Greetings fellow internet wanderer, 
You have stumbled across a page of the deepest thoughts and worries and otherwise unfiltered thoughts of a mrs living in Los Angeles, CA in 2021. She’s been through alot, currently going through alot and more likely have more going on, but hopefully positive. She is currently dealing with a massive amount of psych type stuff, one that ties heavily to a roommate who was once a friend. She is me. 
I won’t tell you my name, but for this narrative, I am Felis. I turn 30 in 2021. Yes, I’m a 1991 kid. Smackdab in the middle of millennial season. I’ll be married for 2 years this August, and hopefully publicly married by the end of the year. I’m the breadwinner, but the other half is ok with that. I adore cannabis so much I work in the industry. I may journal while elevated, be mindful. We live an amazing life, I built an amazing life, career, and more. However, I cannot enjoy any of it due to what’s happening in our life right now. It both makes me livid, and heartbroken. 
This isn’t how I envisioned my life. This isn’t how I wanted my first two years of marriage, stressed and walking on glass due to others. We have maintained good sync through these hard times and haven’t taken anything out on each other. We go to couples therapy and individual therapy. At the time of this writing I’m also in intensive therapy. So for me it’s 4x a week.
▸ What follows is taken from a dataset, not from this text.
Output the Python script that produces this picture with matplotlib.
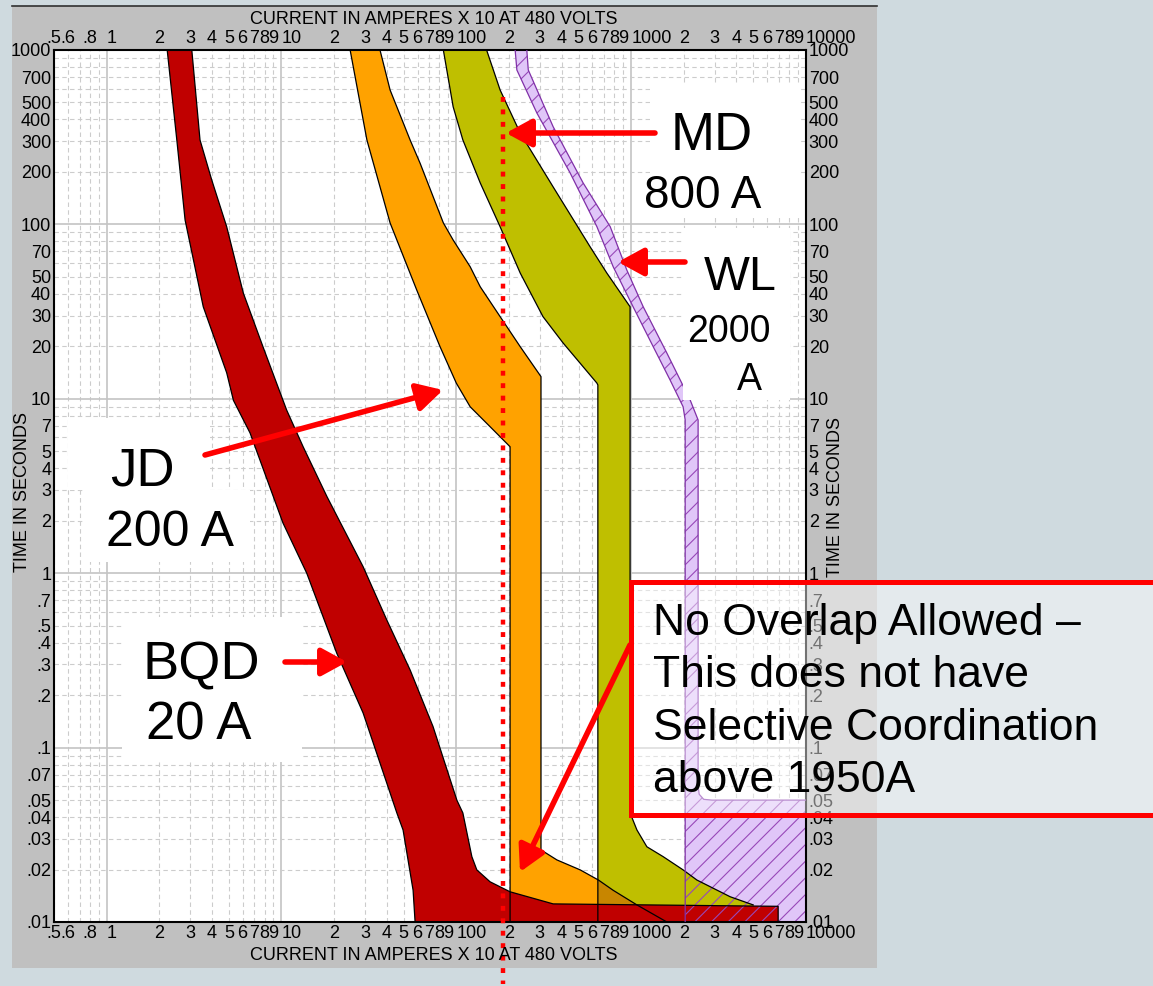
import matplotlib.pyplot as plt
from matplotlib.patches import Rectangle, FancyArrowPatch
from matplotlib.lines import Line2D
from matplotlib.ticker import FixedLocator, FixedFormatter
from matplotlib.transforms import Affine2D

# Time-current bands: current in amperes x10 at 480 V, time in seconds
bqd_left_amps = [2.22, 2.52, 2.81, 3.57, 4.86, 5.31, 6.61, 10.2, 13.95, 20.7, 29.3, 45.7, 49.6, 56.6, 58.1]
bqd_left_sec = [1000, 305, 106, 33.7, 14.1, 9.8, 6.37, 1.94, 1.0, 0.348, 0.158, 0.0422, 0.0337, 0.0152, 0.01]
bqd_right_amps = [3.07, 3.42, 3.99, 4.86, 6.05, 7.85, 10.7, 13.3, 18.2, 29.3, 40.0, 54.4, 73.6, 100.7,
                  109, 122.7, 131, 156, 203, 358, 6930]
bqd_right_sec = [1000, 305, 180, 97, 40.4, 19.8, 8.63, 5.31, 2.75, 1.09, 0.54, 0.279, 0.132, 0.050,
                 0.0422, 0.0237, 0.0199, 0.0170, 0.0149, 0.0127, 0.0123]

jd_left_amps = [24.7, 30.8, 41.8, 59.4, 80.7, 100, 120, 156, 203, 203]
jd_left_sec = [1000, 305, 102, 42, 19.9, 12.3, 9.0, 6.92, 5.31, 0.01]
jd_right_amps = [36.6, 41.8, 54.4, 62.1, 84.3, 95.9, 120, 137, 178, 232, 305, 305, 376, 511, 650, 789, 1079, 1600]
jd_right_sec = [1000, 590, 305, 224, 102, 81.4, 57.2, 43.9, 29.6, 19.9, 13.4, 0.0259, 0.0227, 0.0199,
                0.0174, 0.0152, 0.01253, 0.01]

md_left_amps = [84.3, 95.9, 109, 137, 178, 232, 313, 408, 637, 645, 645]
md_left_sec = [1000, 473, 305, 173, 97, 52.6, 29.6, 20.9, 12.3, 12.0, 0.01]
md_right_amps = [149, 178, 232, 358, 582, 726, 986, 986, 1079, 1230, 1524, 1982, 2377, 3681, 4989]
md_right_sec = [1000, 590, 334, 164, 74.5, 52.6, 33.7, 0.0422, 0.0337, 0.0270, 0.0237, 0.0199, 0.0174,
                0.01396, 0.01253]

wl_left_amps = [217, 222, 289, 448, 637, 789, 1026, 1337, 1671, 1982, 2037, 2037]
wl_left_sec = [1000, 768, 435, 197, 97, 57.2, 33.7, 19.9, 12.8, 9.0, 7.56, 0.01]
wl_right_amps = [253, 258, 358, 531, 759, 944, 1172, 1600, 2174, 2415, 2415, 2450, 2600, 2900, 10000]
wl_right_sec = [1000, 768, 363, 173, 97, 54.8, 33.7, 18.3, 9.85, 7.56, 0.06, 0.054, 0.0505, 0.05, 0.05]

# JD tail lying over the MD band
overlap_amps = [645, 789, 1079, 1079, 645]
overlap_sec = [0.0176, 0.0152, 0.01253, 0.012, 0.012]

limit_amps = 185          # dotted line (1950 A)
limit_sec = [537, 0.0044]

x_major = [1, 10, 100, 1000, 10000]
x_major_labels = ['1', '10', '100', '1000', '10000']
x_minor = [0.5, 0.6, 0.7, 0.8, 0.9] + [d * k for d in (1, 10, 100, 1000) for k in range(2, 10)]
x_minor_labels = ['.5', '.6', '', '.8', ''] + [str(k) for d in range(4) for k in range(2, 10)]

y_major = [0.01, 0.1, 1, 10, 100, 1000]
y_major_labels = ['.01', '.1', '1', '10', '100', '1000']
y_minor = [d * k for d in (0.01, 0.1, 1, 10, 100) for k in range(2, 10)]
shown = (2, 3, 4, 5, 7)
y_minor_labels = ([('.0%d' % k) if k in shown else '' for k in range(2, 10)] +
                  [('.%d' % k) if k in shown else '' for k in range(2, 10)] +
                  [str(k) if k in shown else '' for k in range(2, 10)] +
                  [str(k * 10) if k in shown else '' for k in range(2, 10)] +
                  [str(k * 100) if k in shown else '' for k in range(2, 10)])

plt.rcParams['font.family'] = ['Liberation Sans', 'DejaVu Sans']
plt.rcParams['hatch.linewidth'] = 0.8

W, H = 1153, 986
fig = plt.figure(figsize=(W / 100, H / 100), dpi=100, facecolor='#cfdadf')
pix = Affine2D().scale(1 / W, -1 / H).translate(0, 1) + fig.transFigure

# gray program window
fig.add_artist(Rectangle((12, 6), 865, 962, transform=pix, fc='#c0c0c0', ec='none', zorder=-2))
fig.add_artist(Line2D([12, 877], [6, 6], transform=pix, color='#303030', lw=1.2, zorder=-1))

ax = fig.add_axes([54 / W, 1 - 922 / H, 752 / W, 872 / H])
ax.set_xscale('log')
ax.set_yscale('log')
ax.set_xlim(0.5, 10000)
ax.set_ylim(0.01, 1000)
ax.set_facecolor('white')
ax.set_axisbelow(True)

ax.xaxis.set_major_locator(FixedLocator(x_major))
ax.xaxis.set_major_formatter(FixedFormatter(x_major_labels))
ax.xaxis.set_minor_locator(FixedLocator(x_minor))
ax.xaxis.set_minor_formatter(FixedFormatter(x_minor_labels))
ax.yaxis.set_major_locator(FixedLocator(y_major))
ax.yaxis.set_major_formatter(FixedFormatter(y_major_labels))
ax.yaxis.set_minor_locator(FixedLocator(y_minor))
ax.yaxis.set_minor_formatter(FixedFormatter(y_minor_labels))
ax.tick_params(which='both', length=0, labelsize=13, pad=2,
               top=True, right=True, labeltop=True, labelright=True)
# decade labels start at their gridline, as in the program
for t in ax.xaxis.get_major_ticks():
    t.label1.set_horizontalalignment('left')
    t.label2.set_horizontalalignment('left')
ax.grid(which='major', color='#c4c4c4', lw=1.2, ls='-')
ax.grid(which='minor', color='#cccccc', lw=0.8, ls=(0, (4, 3)))
for s in ax.spines.values():
    s.set_linewidth(1.5)
    s.set_color('black')

# fills
ax.fill(wl_left_amps + [wl_right_amps[-1]] + wl_right_amps[::-1],
        wl_left_sec + [0.01] + wl_right_sec[::-1], color='#e0c6f8', lw=0, zorder=2)
ax.fill(jd_left_amps + jd_right_amps[::-1], jd_left_sec + jd_right_sec[::-1],
        color='#ffa200', lw=0, zorder=2)
ax.fill(md_left_amps + [md_right_amps[-1]] + md_right_amps[::-1],
        md_left_sec + [0.01] + md_right_sec[::-1], color='#bfbf00', lw=0, zorder=2)
ax.fill(overlap_amps, overlap_sec, color='#c88600', lw=0, zorder=2)
ax.fill(bqd_left_amps + [bqd_right_amps[-1]] + bqd_right_amps[::-1],
        bqd_left_sec + [0.01] + bqd_right_sec[::-1], color='#c00000', lw=0, zorder=2)
ax.fill(wl_left_amps + [wl_right_amps[-1]] + wl_right_amps[::-1],
        wl_left_sec + [0.01] + wl_right_sec[::-1], facecolor='none', edgecolor='#9848b8',
        hatch='//', lw=0, zorder=2.5)

# outlines
ax.plot(bqd_left_amps, bqd_left_sec, color='black', lw=0.9, zorder=3)
ax.plot(bqd_right_amps + [bqd_right_amps[-1]], bqd_right_sec + [0.01], color='black', lw=0.9, zorder=3)
ax.plot(jd_left_amps, jd_left_sec, color='black', lw=0.9, zorder=3)
ax.plot(jd_right_amps, jd_right_sec, color='black', lw=0.9, zorder=3)
ax.plot(md_left_amps, md_left_sec, color='black', lw=0.9, zorder=3)
ax.plot(md_right_amps, md_right_sec, color='black', lw=0.9, zorder=3)
ax.plot(wl_left_amps, wl_left_sec, color='#8030a8', lw=0.9, zorder=3)
ax.plot(wl_right_amps, wl_right_sec, color='#8030a8', lw=0.9, zorder=3)

ax.plot([limit_amps, limit_amps], limit_sec, color='#ff0000', lw=3.2,
        ls=(0, (1.1, 1.7)), dash_capstyle='butt', zorder=4, clip_on=False)

# axis titles
title = 'CURRENT IN AMPERES X 10 AT 480 VOLTS'
fig.text(434, 20, title, transform=pix, ha='center', va='center', fontsize=13)
fig.text(434, 955, title, transform=pix, ha='center', va='center', fontsize=13)
fig.text(23, 492, 'TIME IN SECONDS', transform=pix, ha='center', va='center', rotation=90, fontsize=13)
fig.text(836, 497, 'TIME IN SECONDS', transform=pix, ha='center', va='center', rotation=90, fontsize=13)

# white label boxes
for x0, y0, w, h in [(650, 83, 150, 132), (683, 228, 107, 172), (68, 418, 139, 72),
                     (85, 490, 165, 72), (122, 617, 180, 145)]:
    fig.add_artist(Rectangle((x0, y0), w, h, transform=pix, fc='white', ec='none', zorder=3))

labels = [('MD', 712, 150, 38), ('800 A', 703, 208, 33), ('WL', 740, 290, 35),
          ('2000', 729, 342, 27), ('A', 749, 390, 27), ('JD', 142, 485, 38),
          ('200 A', 170, 546, 36), ('BQD', 201, 679, 39), ('20 A', 199, 740, 38)]
for s, x, y, fs in labels:
    fig.text(x, y, s, transform=pix, ha='center', va='baseline', fontsize=fs, zorder=4)

arrows = [((655, 133), (506, 133)), ((685, 262), (618, 262)), ((205, 455), (443, 390)),
          ((285, 662), (347, 662)), ((630, 645), (520, 872))]
for a, b in arrows:
    fig.add_artist(FancyArrowPatch(a, b, transform=pix, arrowstyle='-|>,head_length=1.1,head_width=0.6',
                                   mutation_scale=14, color='#ff0000', lw=4, shrinkA=0, shrinkB=0,
                                   zorder=5))

# callout box
fig.add_artist(Rectangle((631, 582), 540, 233, transform=pix, fc=(1, 1, 1, 0.45),
                         ec='#ff0000', lw=3.6, zorder=4))
note = ['No Overlap Allowed \u2013', 'This does not have', 'Selective Coordination', 'above 1950A']
for i, line in enumerate(note):
    fig.text(653, 635 + 52.3 * i, line, transform=pix, ha='left', va='baseline', fontsize=32, zorder=5)

fig.savefig('out.png', dpi=100, facecolor=fig.get_facecolor())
I’m sick of CENSORING everything in the real world. I feel like Eminem when he got popular. SERIOUSLY. Let me fucking say what I want to say and if you are offended, then it’s your issue. Not mine. Life has been “safe space” “Mute words” “Censor” “Reword” so many times, I cannot freely express myself in real life without fear of being shunned from society, be it reasonable or no. So if you think I’m gonna censor here, you should go elsewhere. I’m speaking directly from my mind, it will get offensive, but remember much of this is just thoughts. Unfiltered thoughts. I may say something here but it doesn’t exactly translate to the real world. Real world has social constructs that we must adhere to in order to survive, mentally and physically. Right now that narrative is too much for me to handle. Therapist suggested a journal (like pen and paper) but my handwriting is shit and I wanna look back at this someday. 
Buckle the fuck up. Get ready. If I share a story and you are in my life and read this, I will protect your privacy. Internet is ruthless. I need this though. Again. Unfiltered thoughts. Don’t take it personally. Please. Ok. Let’s do this, and hope I don’t have a panic attack producing this. Get ready to know me, as raw as it can get. No condoms, bareback. Let’s go.